Tuesday, April 03, 2007

Invest in hope

I want to recommend that you click through and read a short article by Jesse Jackson entitled "Invest In Hope, America, Not Despair". Here's something he says about Alabama:

Per-pupil spending on elementary and secondary education in the state is about 60 percent of what it costs to cage a prisoner annually. Tuition at a public university is about one-third the cost of a year in prison, for an in-state student. Alabama is paying millions to house inmates in other states.

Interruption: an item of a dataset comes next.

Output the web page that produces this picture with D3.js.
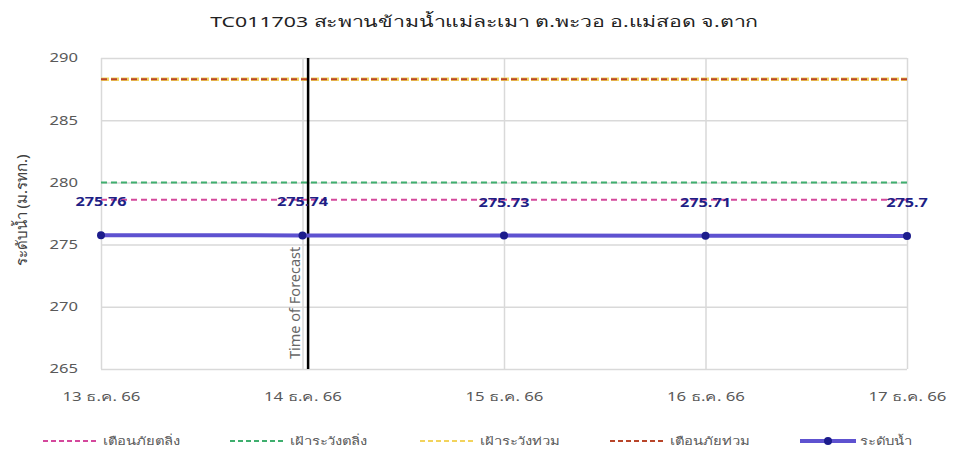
<!DOCTYPE html>
<html><head><meta charset="utf-8">
<script src="https://cdn.jsdelivr.net/npm/d3@7"></script>
<style>body{margin:0;background:#fff}text{font-family:"Noto Sans","DejaVu Sans",sans-serif}</style>
</head><body><svg id="c" width="953" height="461"></svg>
<script>
const title = "TC011703 สะพานข้ามน้ำแม่ละเมา ต.พะวอ อ.แม่สอด จ.ตาก";
const yLabel = "ระดับน้ำ (ม.รทก.)";
const dates = ["2023-12-13","2023-12-14","2023-12-15","2023-12-16","2023-12-17"];
const dateLabels = ["13 ธ.ค. 66","14 ธ.ค. 66","15 ธ.ค. 66","16 ธ.ค. 66","17 ธ.ค. 66"];
const waterLevel = [275.76, 275.74, 275.73, 275.71, 275.7];
const yTicks = [265, 270, 275, 280, 285, 290];
const forecastTime = "2023-12-14T00:40";
const thresholdNames = ["เตือนภัยตลิ่ง","เฝ้าระวังตลิ่ง","เฝ้าระวังท่วม","เตือนภัยท่วม"];
const thresholdValues = [278.6, 280.0, 288.3, 288.3];
const thresholdColors = ["#d4489c","#3fae6e","#f2d35c","#b8452a"];
const waterName = "ระดับน้ำ";

const svg = d3.select("#c");
const L=101,R=907,T=58,B=369;
const parse = d3.isoParse;
const x = d3.scaleTime().domain([parse(dates[0]), parse(dates[dates.length-1])]).range([L,R]);
const y = d3.scaleLinear().domain([265,290]).range([B,T]);

function stretch(sel, s){
  sel.each(function(){
    const bb=this.getBBox();
    const a=d3.select(this).attr("text-anchor") || getComputedStyle(this).textAnchor;
    const ax = a==="middle"? bb.x+bb.width/2 : a==="end"? bb.x+bb.width : bb.x;
    d3.select(this).attr("transform",`translate(${ax},0) scale(${s},1) translate(${-ax},0)`);
  });
}

const tTitle = svg.append("text").attr("x",484).attr("y",27).attr("text-anchor","middle")
  .attr("font-size",15).attr("fill","#222").text(title);
stretch(tTitle,1.42);

// grid
const gy = svg.append("g").attr("transform",`translate(${L},0)`)
  .call(d3.axisLeft(y).tickValues(yTicks).tickSize(-(R-L)).tickPadding(23).tickFormat(d3.format("d")));
gy.select(".domain").remove();
gy.selectAll("line").attr("stroke","#d9d9d9").attr("stroke-width",1.5);
gy.selectAll("text").attr("font-size",12).attr("fill","#595959").attr("text-anchor","end");
stretch(gy.selectAll("text"),1.38);

const gx = svg.append("g").attr("transform",`translate(0,${B})`)
  .call(d3.axisBottom(x).tickValues(dates.map(parse)).tickSize(-(B-T)).tickPadding(23).tickFormat((d,i)=>dateLabels[i]));
gx.select(".domain").remove();
gx.selectAll("line").attr("stroke","#d9d9d9").attr("stroke-width",1.5);
gx.selectAll("text").attr("font-size",12).attr("fill","#595959").attr("text-anchor","middle");
stretch(gx.selectAll("text"),1.4);

// thresholds
const dashes = ["6,4","6,4","8,2","6,4"];
const widths = [2,2,3.5,2];
[2,3,1,0].forEach(i=>{
  svg.append("line").attr("x1",L).attr("x2",R).attr("y1",y(thresholdValues[i])).attr("y2",y(thresholdValues[i]))
   .attr("stroke",thresholdColors[i]).attr("stroke-width",widths[i]).attr("stroke-dasharray",dashes[i]);
});

// forecast line
const fx = x(parse(forecastTime));
svg.append("line").attr("x1",fx).attr("x2",fx).attr("y1",T).attr("y2",B).attr("stroke","#000").attr("stroke-width",2.5);
svg.append("text").attr("transform",`translate(${fx-8},${B-10}) rotate(-90)`).attr("font-size",14.5)
  .attr("fill","#666").text("Time of Forecast");

// water line
const pts = dates.map((d,i)=>({x:x(parse(d)),y:y(waterLevel[i]),v:waterLevel[i]}));
svg.append("path").attr("d",d3.line().x(d=>d.x).y(d=>d.y)(pts)).attr("fill","none")
  .attr("stroke","#5e52d0").attr("stroke-width",4);
svg.selectAll(".pt").data(pts).join("circle").attr("cx",d=>d.x).attr("cy",d=>d.y).attr("r",4).attr("fill","#1c1c8c");
const labs = svg.selectAll(".lab").data(pts).join("text").attr("x",d=>d.x).attr("y",d=>d.y-29).attr("text-anchor","middle")
  .attr("font-size",12.5).attr("font-weight","bold").attr("fill","#1f1f86").text(d=>d.v);
stretch(labs,1.3);

// y label
svg.append("text").attr("transform",`translate(27,${(T+B)/2-3}) rotate(-90)`).attr("text-anchor","middle")
  .attr("font-size",15).attr("fill","#404040").text(yLabel);

// legend
const legX = [43,230,420,610,800];
const ly = 441;
thresholdNames.forEach((n,i)=>{
  svg.append("line").attr("x1",legX[i]).attr("x2",legX[i]+56).attr("y1",ly).attr("y2",ly)
    .attr("stroke",thresholdColors[i]).attr("stroke-width",2).attr("stroke-dasharray","5,3");
  const t = svg.append("text").attr("x",legX[i]+60).attr("y",ly+4).attr("font-size",11).attr("fill","#595959").text(n);
  stretch(t,1.35);
});
svg.append("line").attr("x1",legX[4]).attr("x2",legX[4]+56).attr("y1",ly).attr("y2",ly).attr("stroke","#5e52d0").attr("stroke-width",4);
svg.append("circle").attr("cx",legX[4]+28).attr("cy",ly).attr("r",4).attr("fill","#1c1c8c");
stretch(svg.append("text").attr("x",legX[4]+60).attr("y",ly+4).attr("font-size",11).attr("fill","#595959").text(waterName),1.35);
</script></body></html>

Discrimination pervades this system. African-American males are more likely to be stopped and searched, more likely to be arrested if stopped, more likely to be charged if arrested, more likely to be incarcerated if convicted. Of the total of 40 district attorneys, African Americans account for zero, nada, zip.

Now the system is collapsing on itself. There is no space in the prisons. The prison budget is now squeezing the education budget. Conservative judges and politicians are struggling to find ways to release nonviolent offenders early from long sentences to open up spaces for newcomers. And another generation is being tracked into the same mess.
...
Alabama — and this country — could invest in hope on the front side instead. Prenatal care, parental education, infant nutrition, health care, day care and preschool, good teachers for the toughest neighborhoods, smaller classes in the early grades, after-school programs — these would give many a fair start and a chance to succeed. It would cost less and generate more productive citizens.

I agree. Investing in hope would cost less than housing people in prison. But as Rev. Jackson points out, the prison-industrial complex lobbies to to keep building more prisons - and to keep them populated.